# 키워드 추출 및 요약 방법

### ■ TextRank 간단 구현
#### ※ Gensim package
- 언어의 의미와 유사도를 고려하여 언어를 벡터로 매핑하는 방식을 사용하는 패키지 
- 토픽 모델링, 문서 임베딩, 단어 임베딩, 유사도 측정 등 다양한 자연어 처리 작업을 지원

In [2]:
# 최신버전에서 gensim의 summarization 메서드가 삭제됐다. 고로 3.X 의 구버전 install 필요
# pip3 install gensim==3.6.0
from gensim.summarization.summarizer import summarize

In [12]:
text = "Aromas are very mild wheat beer with a little fruit and mineral. Flavors are much more pronounced, again wheat beer with peaches and apricot coming through. Kind of a riff on a Belgian wit. Slightly soft carbonation. Okay beer but nothing special."

In [13]:
print(summarize(text, ratio=0.2))

Flavors are much more pronounced, again wheat beer with peaches and apricot coming through.

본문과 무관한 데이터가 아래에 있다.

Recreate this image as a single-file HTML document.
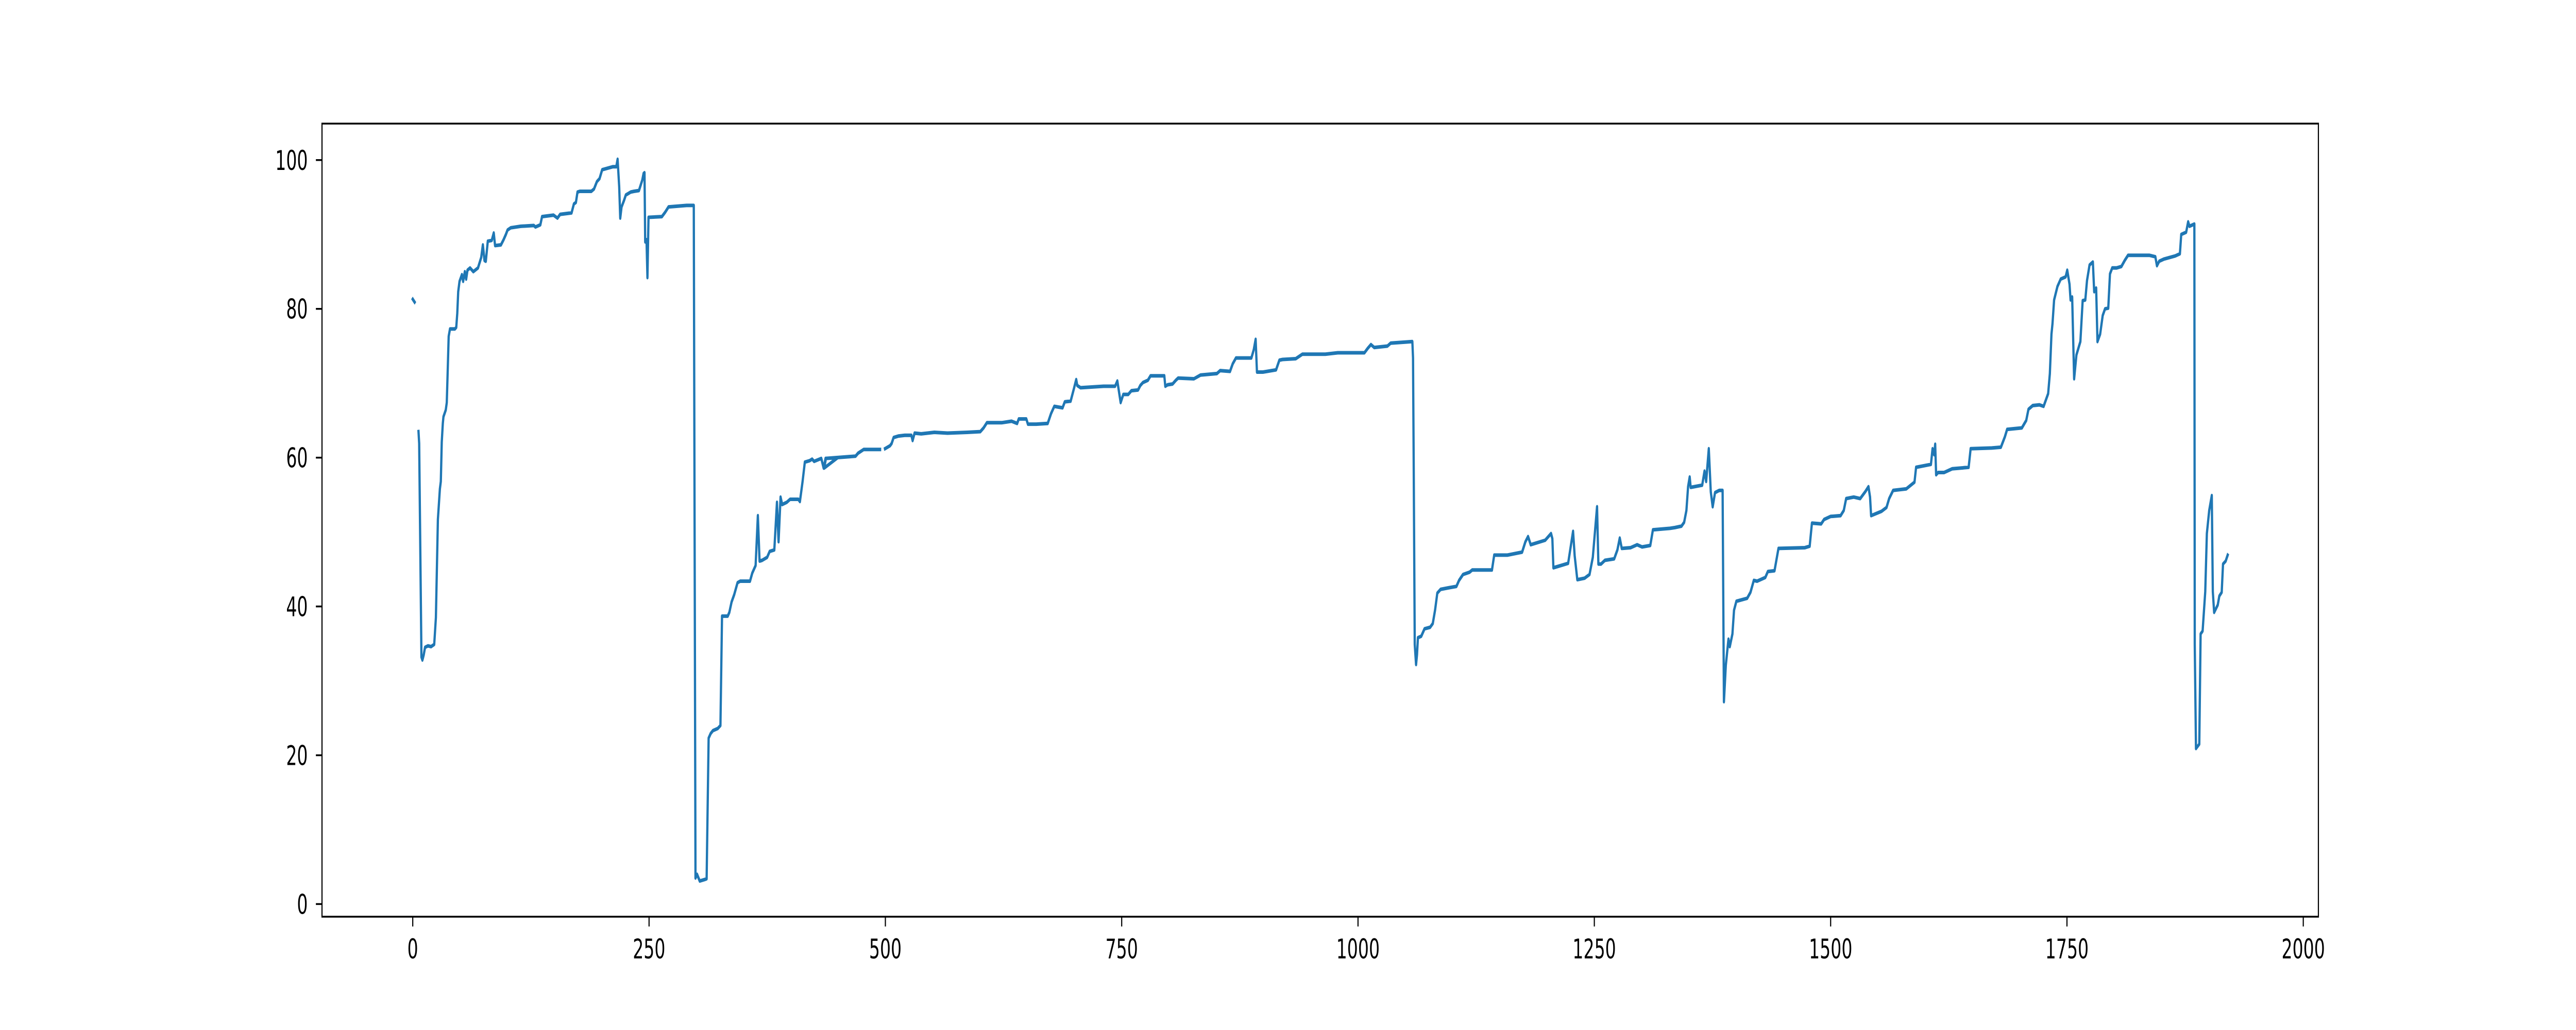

### ■ Text Rank Algorithm for Extractive Text Summarization

In [24]:
import spacy
import pytextrank

In [18]:
# If this is your first time using spaCy, you'll need to import the required spaCy models. In this case, you use the en_core_web_lg model, which you can install by running:
# !python -m spacy download en_core_web_lg

Collecting en-core-web-lg==3.6.0
  Downloading https://github.com/explosion/spacy-models/releases/download/en_core_web_lg-3.6.0/en_core_web_lg-3.6.0-py3-none-any.whl (587.7 MB)
     ---------------------------------------- 0.0/587.7 MB ? eta -:--:--
     ---------------------------------------- 0.1/587.7 MB 1.1 MB/s eta 0:09:00
     ---------------------------------------- 0.1/587.7 MB 1.2 MB/s eta 0:08:11
     ---------------------------------------- 0.2/587.7 MB 1.3 MB/s eta 0:07:29
     ---------------------------------------- 0.2/587.7 MB 1.2 MB/s eta 0:07:55
     ---------------------------------------- 0.3/587.7 MB 1.1 MB/s eta 0:08:39
     ---------------------------------------- 0.3/587.7 MB 1.2 MB/s eta 0:08:26
     ---------------------------------------- 0.4/587.7 MB 1.2 MB/s eta 0:08:17
     ---------------------------------------- 0.5/587.7 MB 1.3 MB/s eta 0:07:48
     ---------------------------------------- 0.6/587.7 MB 1.4 MB/s eta 0:06:51
     -------------------------

In [25]:
# Create spaCy pipeline and add textrank to it

nlp = spacy.load("en_core_web_lg")
nlp.add_pipe("textrank")

<pytextrank.base.BaseTextRankFactory at 0x1f82f86feb0>

In [34]:
example_text = "this is like budlight but with slight corn taste not apple way too much carbonation hops awol malt nowhere to be seen i wonder what they really make this out of"

In [35]:
doc = nlp(example_text)

In [36]:
for sent in doc._.textrank.summary(limit_phrases=2, limit_sentences=2):
      print(sent)

this is like budlight but with slight corn taste not apple way too much carbonation hops awol malt nowhere to be seen i wonder what they really make this out of


In [37]:
phrases_and_ranks = [ 
    (phrase.chunks[0], phrase.rank) for phrase in doc._.phrases
]
phrases_and_ranks[:10]

[(apple way too much carbonation hops awol malt, 0.17047999894872246),
 (slight corn taste, 0.14239390991137643),
 (budlight, 0.0732112854323275),
 (i, 0.0),
 (they, 0.0),
 (this, 0.0),
 (what, 0.0)]

### 😑결론
> TextRank는 간단하게 구현할 수 있지만 그만큼 만족스러운 키워드 추출 모델은 될 수 없다.  
맥주의 맛이나 특징을 보다 간결하게 2~3단어로 표현하지 못하다.  
간결하게 표현이 되도 표현 자체의 의미 전달이 명확하지 않다.